_Data excerpt_.
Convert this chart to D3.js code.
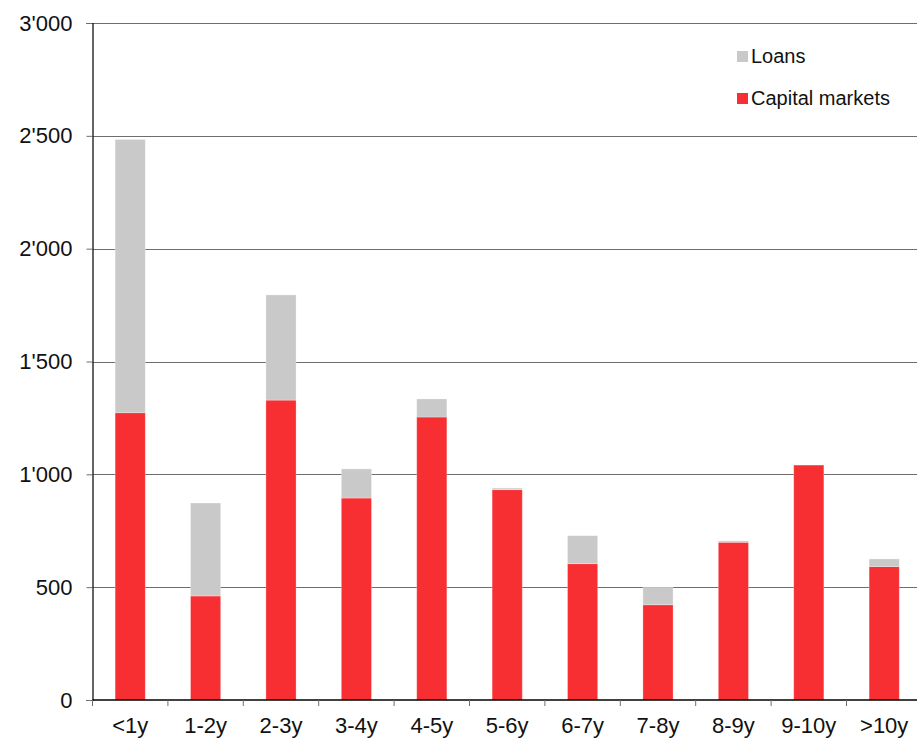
<!DOCTYPE html>
<html>
<head>
<meta charset="utf-8">
<script src="https://cdn.jsdelivr.net/npm/d3@7"></script>
<style>
  html, body { margin: 0; padding: 0; background: #fff; }
  svg { display: block; font-family: "Liberation Sans", Arial, sans-serif; }
</style>
</head>
<body>
<svg id="chart" width="917" height="738"></svg>
<script>
// Maturity buckets and outstanding amounts
const categories = ["<1y", "1-2y", "2-3y", "3-4y", "4-5y", "5-6y", "6-7y", "7-8y", "8-9y", "9-10y", ">10y"];
const capitalMarkets = [1273, 461, 1329, 895, 1254, 932, 604, 422, 699, 1041, 591];
const loans = [1211, 412, 466, 129, 80, 7, 124, 77, 6, 0, 34];
const yTicks = [0, 500, 1000, 1500, 2000, 2500, 3000];
const seriesNames = ["Loans", "Capital markets"];
const seriesColors = { "Loans": "#c9c9c9", "Capital markets": "#f72f33" };

const svg = d3.select("#chart");
const plotLeft = 92.5, plotRight = 917, plotTop = 23, plotBottom = 700;
const step = 75.4;

const x = d3.scaleBand()
  .domain(categories)
  .range([plotLeft, plotLeft + step * categories.length])
  .paddingInner(0.6)
  .paddingOuter(0.3);

const y = d3.scaleLinear().domain([0, 3000]).range([plotBottom, plotTop]);

const fmt = v => d3.format(",")(v).replace(/,/g, "'");

// Horizontal gridlines
svg.append("g")
  .selectAll("line")
  .data(yTicks.filter(d => d > 0))
  .join("line")
  .attr("x1", plotLeft).attr("x2", plotRight)
  .attr("y1", d => Math.round(y(d)) + 0.5).attr("y2", d => Math.round(y(d)) + 0.5)
  .attr("stroke", "#6e6e6e").attr("stroke-width", 1);

// Stacked bars
const rows = categories.map((c, i) => ({ cat: c, cm: capitalMarkets[i], loans: loans[i] }));
const stack = d3.stack().keys(["cm", "loans"])(rows);
const keyName = { cm: "Capital markets", loans: "Loans" };

svg.append("g")
  .selectAll("g")
  .data(stack)
  .join("g")
  .attr("fill", s => seriesColors[keyName[s.key]])
  .selectAll("rect")
  .data(s => s.filter(d => d[1] > d[0]))
  .join("rect")
  .attr("x", d => x(d.data.cat))
  .attr("width", x.bandwidth())
  .attr("y", d => y(d[1]))
  .attr("height", d => y(d[0]) - y(d[1]))
  .attr("stroke", "#ffffff")
  .attr("stroke-opacity", 0.35)
  .attr("stroke-width", 0.8);

// Y axis
const yAxis = svg.append("g").attr("transform", `translate(${plotLeft},0)`)
  .call(d3.axisLeft(y).tickValues(yTicks).tickFormat(fmt).tickSize(6).tickPadding(14));
yAxis.select(".domain").attr("stroke", "#000").attr("stroke-width", 1.2);
yAxis.selectAll(".tick line").attr("stroke", "#6e6e6e");
yAxis.selectAll(".tick text")
  .attr("font-size", 22).attr("fill", "#111")
  .attr("font-family", "'Liberation Sans', Arial, sans-serif");

// X axis line and boundary ticks
svg.append("line")
  .attr("x1", plotLeft).attr("x2", plotRight)
  .attr("y1", plotBottom).attr("y2", plotBottom)
  .attr("stroke", "#000").attr("stroke-width", 1.5);

const boundaries = categories.map(c => x(c) - (x.step() - x.bandwidth()) / 2);
svg.append("g")
  .selectAll("line")
  .data(boundaries)
  .join("line")
  .attr("x1", d => d).attr("x2", d => d)
  .attr("y1", plotBottom).attr("y2", plotBottom + 6)
  .attr("stroke", "#6e6e6e");

svg.append("g")
  .selectAll("text")
  .data(categories)
  .join("text")
  .attr("x", c => x(c) + x.bandwidth() / 2)
  .attr("y", 733)
  .attr("text-anchor", "middle")
  .attr("font-size", 22)
  .attr("fill", "#111")
  .text(c => c);

// Legend
const legend = svg.append("g");
seriesNames.forEach((name, i) => {
  const ly = 51 + i * 42;
  legend.append("rect")
    .attr("x", 737).attr("y", ly)
    .attr("width", 11).attr("height", 11)
    .attr("fill", seriesColors[name]);
  legend.append("text")
    .attr("x", 751).attr("y", ly + 12)
    .attr("font-size", 20).attr("fill", "#111")
    .text(name);
});
</script>
</body>
</html>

_What the task requires_.
Without the pictures, write out all of the material exactly.

_The result_.
Convert this chart to D3.js code.
<!DOCTYPE html>
<html>
<head>
<meta charset="utf-8">
<script src="https://cdn.jsdelivr.net/npm/d3@7"></script>
<style>
  html, body { margin: 0; padding: 0; background: #fff; }
  svg { display: block; font-family: "Liberation Sans", Arial, sans-serif; }
</style>
</head>
<body>
<svg id="chart" width="917" height="738"></svg>
<script>
// Maturity buckets and outstanding amounts
const categories = ["<1y", "1-2y", "2-3y", "3-4y", "4-5y", "5-6y", "6-7y", "7-8y", "8-9y", "9-10y", ">10y"];
const capitalMarkets = [1273, 461, 1329, 895, 1254, 932, 604, 422, 699, 1041, 591];
const loans = [1211, 412, 466, 129, 80, 7, 124, 77, 6, 0, 34];
const yTicks = [0, 500, 1000, 1500, 2000, 2500, 3000];
const seriesNames = ["Loans", "Capital markets"];
const seriesColors = { "Loans": "#c9c9c9", "Capital markets": "#f72f33" };

const svg = d3.select("#chart");
const plotLeft = 92.5, plotRight = 917, plotTop = 23, plotBottom = 700;
const step = 75.4;

const x = d3.scaleBand()
  .domain(categories)
  .range([plotLeft, plotLeft + step * categories.length])
  .paddingInner(0.6)
  .paddingOuter(0.3);

const y = d3.scaleLinear().domain([0, 3000]).range([plotBottom, plotTop]);

const fmt = v => d3.format(",")(v).replace(/,/g, "'");

// Horizontal gridlines
svg.append("g")
  .selectAll("line")
  .data(yTicks.filter(d => d > 0))
  .join("line")
  .attr("x1", plotLeft).attr("x2", plotRight)
  .attr("y1", d => Math.round(y(d)) + 0.5).attr("y2", d => Math.round(y(d)) + 0.5)
  .attr("stroke", "#6e6e6e").attr("stroke-width", 1);

// Stacked bars
const rows = categories.map((c, i) => ({ cat: c, cm: capitalMarkets[i], loans: loans[i] }));
const stack = d3.stack().keys(["cm", "loans"])(rows);
const keyName = { cm: "Capital markets", loans: "Loans" };

svg.append("g")
  .selectAll("g")
  .data(stack)
  .join("g")
  .attr("fill", s => seriesColors[keyName[s.key]])
  .selectAll("rect")
  .data(s => s.filter(d => d[1] > d[0]))
  .join("rect")
  .attr("x", d => x(d.data.cat))
  .attr("width", x.bandwidth())
  .attr("y", d => y(d[1]))
  .attr("height", d => y(d[0]) - y(d[1]))
  .attr("stroke", "#ffffff")
  .attr("stroke-opacity", 0.35)
  .attr("stroke-width", 0.8);

// Y axis
const yAxis = svg.append("g").attr("transform", `translate(${plotLeft},0)`)
  .call(d3.axisLeft(y).tickValues(yTicks).tickFormat(fmt).tickSize(6).tickPadding(14));
yAxis.select(".domain").attr("stroke", "#000").attr("stroke-width", 1.2);
yAxis.selectAll(".tick line").attr("stroke", "#6e6e6e");
yAxis.selectAll(".tick text")
  .attr("font-size", 22).attr("fill", "#111")
  .attr("font-family", "'Liberation Sans', Arial, sans-serif");

// X axis line and boundary ticks
svg.append("line")
  .attr("x1", plotLeft).attr("x2", plotRight)
  .attr("y1", plotBottom).attr("y2", plotBottom)
  .attr("stroke", "#000").attr("stroke-width", 1.5);

const boundaries = categories.map(c => x(c) - (x.step() - x.bandwidth()) / 2);
svg.append("g")
  .selectAll("line")
  .data(boundaries)
  .join("line")
  .attr("x1", d => d).attr("x2", d => d)
  .attr("y1", plotBottom).attr("y2", plotBottom + 6)
  .attr("stroke", "#6e6e6e");

svg.append("g")
  .selectAll("text")
  .data(categories)
  .join("text")
  .attr("x", c => x(c) + x.bandwidth() / 2)
  .attr("y", 733)
  .attr("text-anchor", "middle")
  .attr("font-size", 22)
  .attr("fill", "#111")
  .text(c => c);

// Legend
const legend = svg.append("g");
seriesNames.forEach((name, i) => {
  const ly = 51 + i * 42;
  legend.append("rect")
    .attr("x", 737).attr("y", ly)
    .attr("width", 11).attr("height", 11)
    .attr("fill", seriesColors[name]);
  legend.append("text")
    .attr("x", 751).attr("y", ly + 12)
    .attr("font-size", 20).attr("fill", "#111")
    .text(name);
});
</script>
</body>
</html>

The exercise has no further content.